- _Given material_:
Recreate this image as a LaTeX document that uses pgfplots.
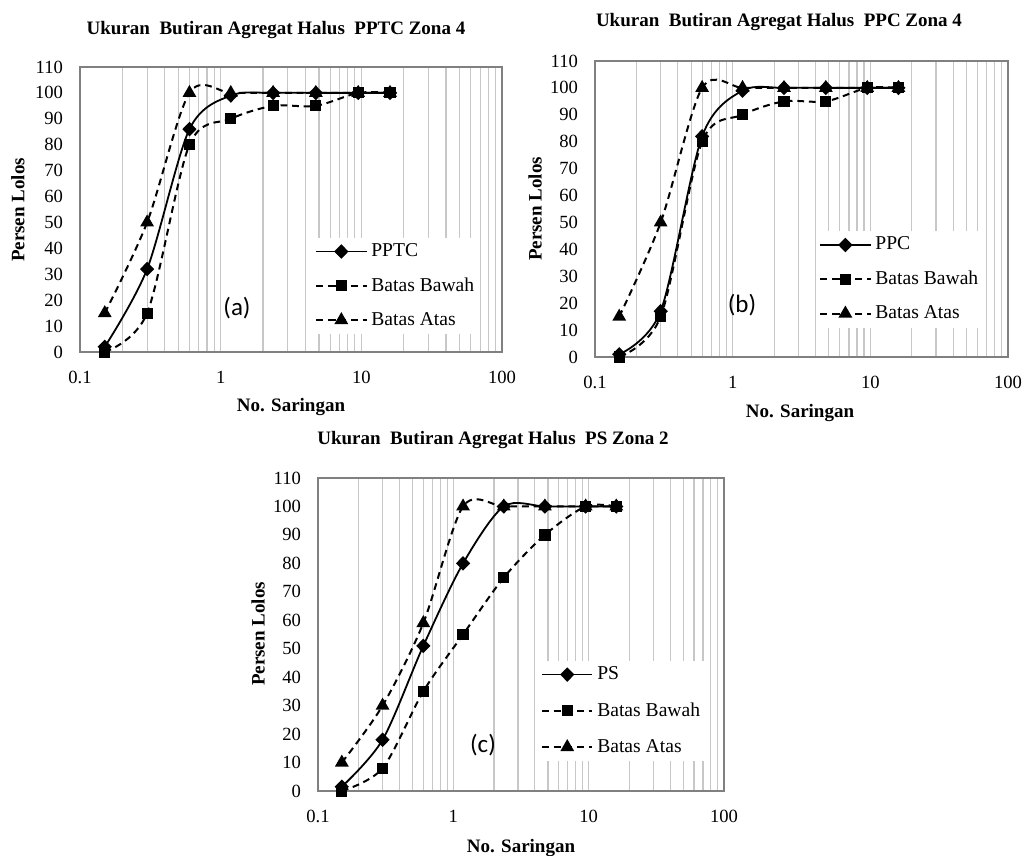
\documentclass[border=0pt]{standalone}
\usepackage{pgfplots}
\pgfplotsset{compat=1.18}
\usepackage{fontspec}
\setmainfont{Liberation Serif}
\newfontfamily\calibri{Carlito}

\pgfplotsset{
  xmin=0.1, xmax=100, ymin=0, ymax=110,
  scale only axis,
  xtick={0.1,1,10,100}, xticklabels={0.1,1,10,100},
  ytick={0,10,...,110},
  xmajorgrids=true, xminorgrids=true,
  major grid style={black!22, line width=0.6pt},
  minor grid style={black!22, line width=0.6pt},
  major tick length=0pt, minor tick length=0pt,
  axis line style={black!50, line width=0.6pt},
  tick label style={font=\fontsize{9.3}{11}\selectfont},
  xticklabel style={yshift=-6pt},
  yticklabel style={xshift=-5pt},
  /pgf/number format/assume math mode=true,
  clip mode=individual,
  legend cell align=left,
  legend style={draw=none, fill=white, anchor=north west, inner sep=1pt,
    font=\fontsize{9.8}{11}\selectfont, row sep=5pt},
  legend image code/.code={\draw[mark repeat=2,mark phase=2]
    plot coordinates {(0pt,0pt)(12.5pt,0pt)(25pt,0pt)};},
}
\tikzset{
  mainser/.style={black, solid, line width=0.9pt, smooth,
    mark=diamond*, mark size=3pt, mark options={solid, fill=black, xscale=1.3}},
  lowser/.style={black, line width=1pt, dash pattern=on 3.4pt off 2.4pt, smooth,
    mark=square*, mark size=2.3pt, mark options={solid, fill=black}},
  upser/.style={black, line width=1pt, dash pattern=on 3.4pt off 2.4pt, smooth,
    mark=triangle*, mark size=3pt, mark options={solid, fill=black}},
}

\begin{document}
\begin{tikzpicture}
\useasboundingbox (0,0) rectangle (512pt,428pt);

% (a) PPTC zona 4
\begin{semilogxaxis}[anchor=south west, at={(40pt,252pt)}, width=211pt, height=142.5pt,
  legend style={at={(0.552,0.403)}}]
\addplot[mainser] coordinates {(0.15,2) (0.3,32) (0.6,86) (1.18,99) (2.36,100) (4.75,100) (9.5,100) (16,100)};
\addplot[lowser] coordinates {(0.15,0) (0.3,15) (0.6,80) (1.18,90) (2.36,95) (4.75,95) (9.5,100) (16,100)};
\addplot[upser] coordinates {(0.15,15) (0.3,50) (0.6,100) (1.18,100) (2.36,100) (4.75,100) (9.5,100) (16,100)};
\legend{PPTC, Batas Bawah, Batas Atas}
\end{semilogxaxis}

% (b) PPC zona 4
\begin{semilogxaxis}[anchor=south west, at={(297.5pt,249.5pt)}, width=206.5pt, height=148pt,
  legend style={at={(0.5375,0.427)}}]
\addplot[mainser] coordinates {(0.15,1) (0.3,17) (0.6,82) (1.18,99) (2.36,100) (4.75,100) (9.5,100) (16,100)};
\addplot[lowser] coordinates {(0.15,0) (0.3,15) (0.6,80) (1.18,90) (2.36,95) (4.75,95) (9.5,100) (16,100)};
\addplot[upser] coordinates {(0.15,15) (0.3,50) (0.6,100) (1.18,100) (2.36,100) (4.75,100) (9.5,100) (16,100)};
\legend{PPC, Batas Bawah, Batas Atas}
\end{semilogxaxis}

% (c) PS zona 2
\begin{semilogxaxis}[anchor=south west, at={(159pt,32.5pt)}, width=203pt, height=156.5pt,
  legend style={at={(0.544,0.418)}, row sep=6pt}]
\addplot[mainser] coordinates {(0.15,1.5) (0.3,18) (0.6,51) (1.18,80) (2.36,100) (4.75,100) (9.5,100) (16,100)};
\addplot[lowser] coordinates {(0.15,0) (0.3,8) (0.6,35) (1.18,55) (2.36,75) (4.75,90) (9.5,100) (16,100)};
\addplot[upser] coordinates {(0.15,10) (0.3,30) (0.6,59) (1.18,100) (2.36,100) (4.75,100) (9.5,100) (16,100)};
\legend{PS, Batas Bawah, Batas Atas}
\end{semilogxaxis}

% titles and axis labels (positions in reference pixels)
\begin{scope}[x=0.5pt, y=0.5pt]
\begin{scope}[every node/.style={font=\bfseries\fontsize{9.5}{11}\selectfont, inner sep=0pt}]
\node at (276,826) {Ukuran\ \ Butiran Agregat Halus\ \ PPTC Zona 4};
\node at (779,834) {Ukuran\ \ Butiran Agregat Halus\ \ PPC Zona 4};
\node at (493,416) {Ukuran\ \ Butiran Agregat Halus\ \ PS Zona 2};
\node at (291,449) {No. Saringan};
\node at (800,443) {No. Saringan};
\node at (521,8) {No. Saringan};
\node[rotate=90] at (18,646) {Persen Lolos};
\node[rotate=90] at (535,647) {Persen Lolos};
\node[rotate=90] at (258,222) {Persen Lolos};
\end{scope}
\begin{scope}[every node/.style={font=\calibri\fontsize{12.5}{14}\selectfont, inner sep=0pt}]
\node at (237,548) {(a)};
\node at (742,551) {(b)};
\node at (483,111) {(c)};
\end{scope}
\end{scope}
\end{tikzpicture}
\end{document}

- _Written problem_:
Return, unchanged, the lines from the first line of the material through the line that holds "(0,0) rectangle (512pt,428pt);", inclusive, omitting pictures.

- _Task response_:
Recreate this image as a LaTeX document that uses pgfplots.
\documentclass[border=0pt]{standalone}
\usepackage{pgfplots}
\pgfplotsset{compat=1.18}
\usepackage{fontspec}
\setmainfont{Liberation Serif}
\newfontfamily\calibri{Carlito}

\pgfplotsset{
  xmin=0.1, xmax=100, ymin=0, ymax=110,
  scale only axis,
  xtick={0.1,1,10,100}, xticklabels={0.1,1,10,100},
  ytick={0,10,...,110},
  xmajorgrids=true, xminorgrids=true,
  major grid style={black!22, line width=0.6pt},
  minor grid style={black!22, line width=0.6pt},
  major tick length=0pt, minor tick length=0pt,
  axis line style={black!50, line width=0.6pt},
  tick label style={font=\fontsize{9.3}{11}\selectfont},
  xticklabel style={yshift=-6pt},
  yticklabel style={xshift=-5pt},
  /pgf/number format/assume math mode=true,
  clip mode=individual,
  legend cell align=left,
  legend style={draw=none, fill=white, anchor=north west, inner sep=1pt,
    font=\fontsize{9.8}{11}\selectfont, row sep=5pt},
  legend image code/.code={\draw[mark repeat=2,mark phase=2]
    plot coordinates {(0pt,0pt)(12.5pt,0pt)(25pt,0pt)};},
}
\tikzset{
  mainser/.style={black, solid, line width=0.9pt, smooth,
    mark=diamond*, mark size=3pt, mark options={solid, fill=black, xscale=1.3}},
  lowser/.style={black, line width=1pt, dash pattern=on 3.4pt off 2.4pt, smooth,
    mark=square*, mark size=2.3pt, mark options={solid, fill=black}},
  upser/.style={black, line width=1pt, dash pattern=on 3.4pt off 2.4pt, smooth,
    mark=triangle*, mark size=3pt, mark options={solid, fill=black}},
}

\begin{document}
\begin{tikzpicture}
\useasboundingbox (0,0) rectangle (512pt,428pt);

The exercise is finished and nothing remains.